--- WORK INSTRUCTIONS ---
Retype only the lines below from the one with "Write a Python" to the one with "0.187, 0.173, 0.163]", inclusive, skipping every image.

--- ENTRIES SUPPLIED ---

==================================================

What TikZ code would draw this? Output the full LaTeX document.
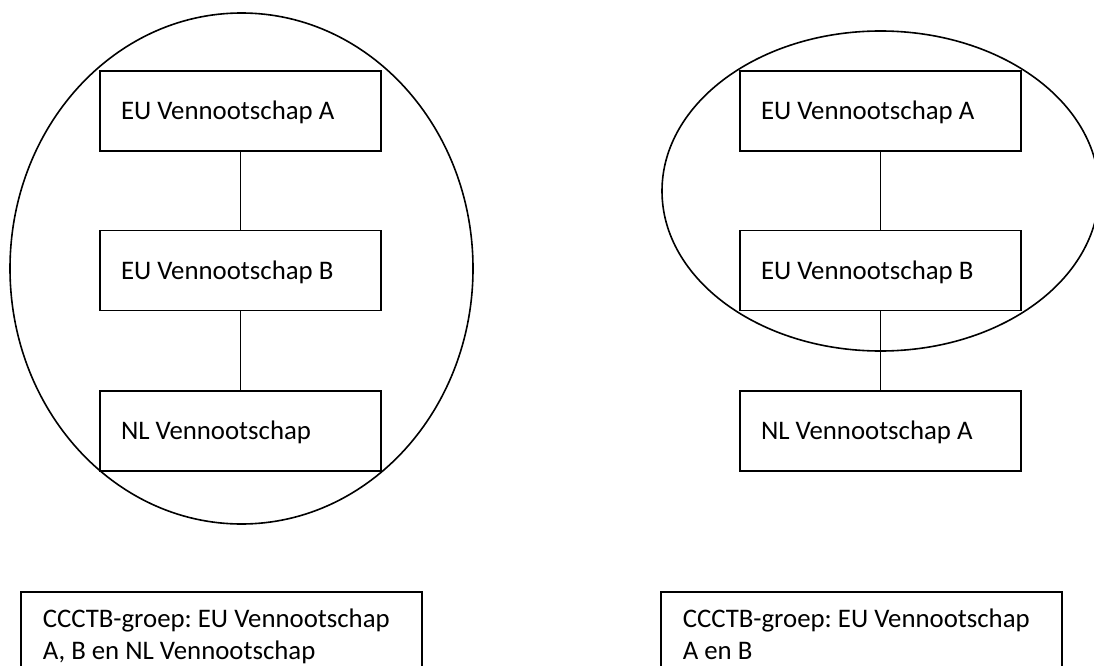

==================================================

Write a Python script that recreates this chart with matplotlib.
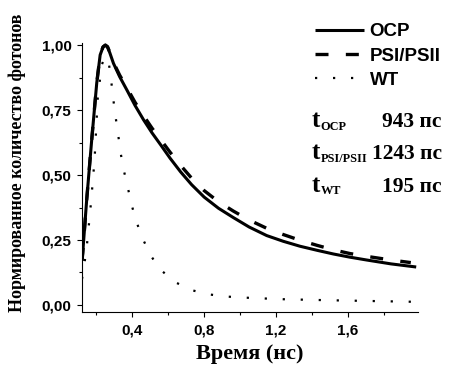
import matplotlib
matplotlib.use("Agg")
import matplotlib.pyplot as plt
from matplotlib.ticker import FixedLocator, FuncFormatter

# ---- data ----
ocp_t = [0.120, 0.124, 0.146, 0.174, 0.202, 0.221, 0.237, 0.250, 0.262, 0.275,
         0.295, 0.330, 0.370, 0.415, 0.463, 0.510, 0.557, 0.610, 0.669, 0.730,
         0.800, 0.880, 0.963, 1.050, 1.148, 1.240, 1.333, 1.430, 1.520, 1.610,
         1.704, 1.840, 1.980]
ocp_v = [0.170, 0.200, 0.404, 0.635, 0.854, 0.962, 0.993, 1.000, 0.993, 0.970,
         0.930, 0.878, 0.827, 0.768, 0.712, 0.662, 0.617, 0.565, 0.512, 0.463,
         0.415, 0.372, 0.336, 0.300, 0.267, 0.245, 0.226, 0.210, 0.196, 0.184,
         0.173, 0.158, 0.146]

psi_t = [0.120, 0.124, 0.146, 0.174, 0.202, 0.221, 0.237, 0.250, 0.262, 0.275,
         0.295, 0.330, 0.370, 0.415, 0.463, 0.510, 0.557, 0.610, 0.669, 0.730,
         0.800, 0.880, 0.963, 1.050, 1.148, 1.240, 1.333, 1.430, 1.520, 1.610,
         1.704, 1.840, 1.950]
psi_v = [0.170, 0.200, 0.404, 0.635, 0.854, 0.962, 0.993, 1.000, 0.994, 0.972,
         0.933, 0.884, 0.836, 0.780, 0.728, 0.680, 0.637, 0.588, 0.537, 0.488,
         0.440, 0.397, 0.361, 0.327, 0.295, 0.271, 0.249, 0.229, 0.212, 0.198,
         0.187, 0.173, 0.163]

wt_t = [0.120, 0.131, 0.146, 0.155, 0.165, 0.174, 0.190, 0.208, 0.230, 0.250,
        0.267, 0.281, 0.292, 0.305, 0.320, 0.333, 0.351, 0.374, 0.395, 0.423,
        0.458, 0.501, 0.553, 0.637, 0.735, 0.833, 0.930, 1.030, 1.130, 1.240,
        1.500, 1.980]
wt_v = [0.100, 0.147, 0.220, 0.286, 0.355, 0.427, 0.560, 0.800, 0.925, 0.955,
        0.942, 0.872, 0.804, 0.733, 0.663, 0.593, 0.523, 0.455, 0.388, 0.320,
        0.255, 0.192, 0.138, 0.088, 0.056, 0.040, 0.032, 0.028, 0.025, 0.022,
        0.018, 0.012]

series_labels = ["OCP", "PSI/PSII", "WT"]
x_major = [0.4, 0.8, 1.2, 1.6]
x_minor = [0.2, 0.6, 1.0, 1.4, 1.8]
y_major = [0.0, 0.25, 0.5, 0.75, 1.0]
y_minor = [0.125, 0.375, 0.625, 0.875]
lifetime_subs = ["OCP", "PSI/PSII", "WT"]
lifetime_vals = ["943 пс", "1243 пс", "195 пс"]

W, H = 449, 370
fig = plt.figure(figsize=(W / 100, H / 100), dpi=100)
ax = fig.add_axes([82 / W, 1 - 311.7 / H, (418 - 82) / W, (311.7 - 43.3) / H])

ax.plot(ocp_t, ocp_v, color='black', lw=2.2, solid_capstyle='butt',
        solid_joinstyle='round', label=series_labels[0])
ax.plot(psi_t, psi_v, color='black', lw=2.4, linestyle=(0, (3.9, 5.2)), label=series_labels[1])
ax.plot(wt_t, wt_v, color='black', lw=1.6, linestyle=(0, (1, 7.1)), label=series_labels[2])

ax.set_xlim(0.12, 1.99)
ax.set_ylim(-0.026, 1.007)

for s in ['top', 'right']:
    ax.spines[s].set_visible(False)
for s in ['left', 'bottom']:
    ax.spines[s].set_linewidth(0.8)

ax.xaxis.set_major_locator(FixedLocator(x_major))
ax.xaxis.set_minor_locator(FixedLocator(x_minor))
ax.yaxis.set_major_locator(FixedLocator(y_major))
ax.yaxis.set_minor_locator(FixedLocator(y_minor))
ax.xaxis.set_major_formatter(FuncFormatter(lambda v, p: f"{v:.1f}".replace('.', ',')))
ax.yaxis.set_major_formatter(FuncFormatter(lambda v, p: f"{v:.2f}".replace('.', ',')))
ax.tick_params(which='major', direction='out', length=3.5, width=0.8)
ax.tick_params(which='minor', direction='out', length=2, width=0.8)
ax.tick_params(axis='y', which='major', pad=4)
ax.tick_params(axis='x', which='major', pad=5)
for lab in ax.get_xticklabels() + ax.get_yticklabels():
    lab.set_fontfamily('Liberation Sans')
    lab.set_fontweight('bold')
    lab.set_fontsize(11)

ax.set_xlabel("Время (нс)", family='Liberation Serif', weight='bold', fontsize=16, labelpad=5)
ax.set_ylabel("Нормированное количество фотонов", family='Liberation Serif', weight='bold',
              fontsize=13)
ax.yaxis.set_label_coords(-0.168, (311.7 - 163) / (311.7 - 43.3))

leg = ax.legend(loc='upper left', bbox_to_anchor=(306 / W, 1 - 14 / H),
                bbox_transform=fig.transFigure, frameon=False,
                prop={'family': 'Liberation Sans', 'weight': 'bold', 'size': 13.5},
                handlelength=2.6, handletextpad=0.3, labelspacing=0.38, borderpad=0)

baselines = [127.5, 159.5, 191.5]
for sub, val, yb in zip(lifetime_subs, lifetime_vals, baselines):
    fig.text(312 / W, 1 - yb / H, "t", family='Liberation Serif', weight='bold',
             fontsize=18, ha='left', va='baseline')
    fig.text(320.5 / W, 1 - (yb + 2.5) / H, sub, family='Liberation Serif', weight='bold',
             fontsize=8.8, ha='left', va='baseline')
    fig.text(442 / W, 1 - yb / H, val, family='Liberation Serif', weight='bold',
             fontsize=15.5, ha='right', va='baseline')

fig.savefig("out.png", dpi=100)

==================================================

--- COMPLETED TASK ---
Write a Python script that recreates this chart with matplotlib.
import matplotlib
matplotlib.use("Agg")
import matplotlib.pyplot as plt
from matplotlib.ticker import FixedLocator, FuncFormatter

# ---- data ----
ocp_t = [0.120, 0.124, 0.146, 0.174, 0.202, 0.221, 0.237, 0.250, 0.262, 0.275,
         0.295, 0.330, 0.370, 0.415, 0.463, 0.510, 0.557, 0.610, 0.669, 0.730,
         0.800, 0.880, 0.963, 1.050, 1.148, 1.240, 1.333, 1.430, 1.520, 1.610,
         1.704, 1.840, 1.980]
ocp_v = [0.170, 0.200, 0.404, 0.635, 0.854, 0.962, 0.993, 1.000, 0.993, 0.970,
         0.930, 0.878, 0.827, 0.768, 0.712, 0.662, 0.617, 0.565, 0.512, 0.463,
         0.415, 0.372, 0.336, 0.300, 0.267, 0.245, 0.226, 0.210, 0.196, 0.184,
         0.173, 0.158, 0.146]

psi_t = [0.120, 0.124, 0.146, 0.174, 0.202, 0.221, 0.237, 0.250, 0.262, 0.275,
         0.295, 0.330, 0.370, 0.415, 0.463, 0.510, 0.557, 0.610, 0.669, 0.730,
         0.800, 0.880, 0.963, 1.050, 1.148, 1.240, 1.333, 1.430, 1.520, 1.610,
         1.704, 1.840, 1.950]
psi_v = [0.170, 0.200, 0.404, 0.635, 0.854, 0.962, 0.993, 1.000, 0.994, 0.972,
         0.933, 0.884, 0.836, 0.780, 0.728, 0.680, 0.637, 0.588, 0.537, 0.488,
         0.440, 0.397, 0.361, 0.327, 0.295, 0.271, 0.249, 0.229, 0.212, 0.198,
         0.187, 0.173, 0.163]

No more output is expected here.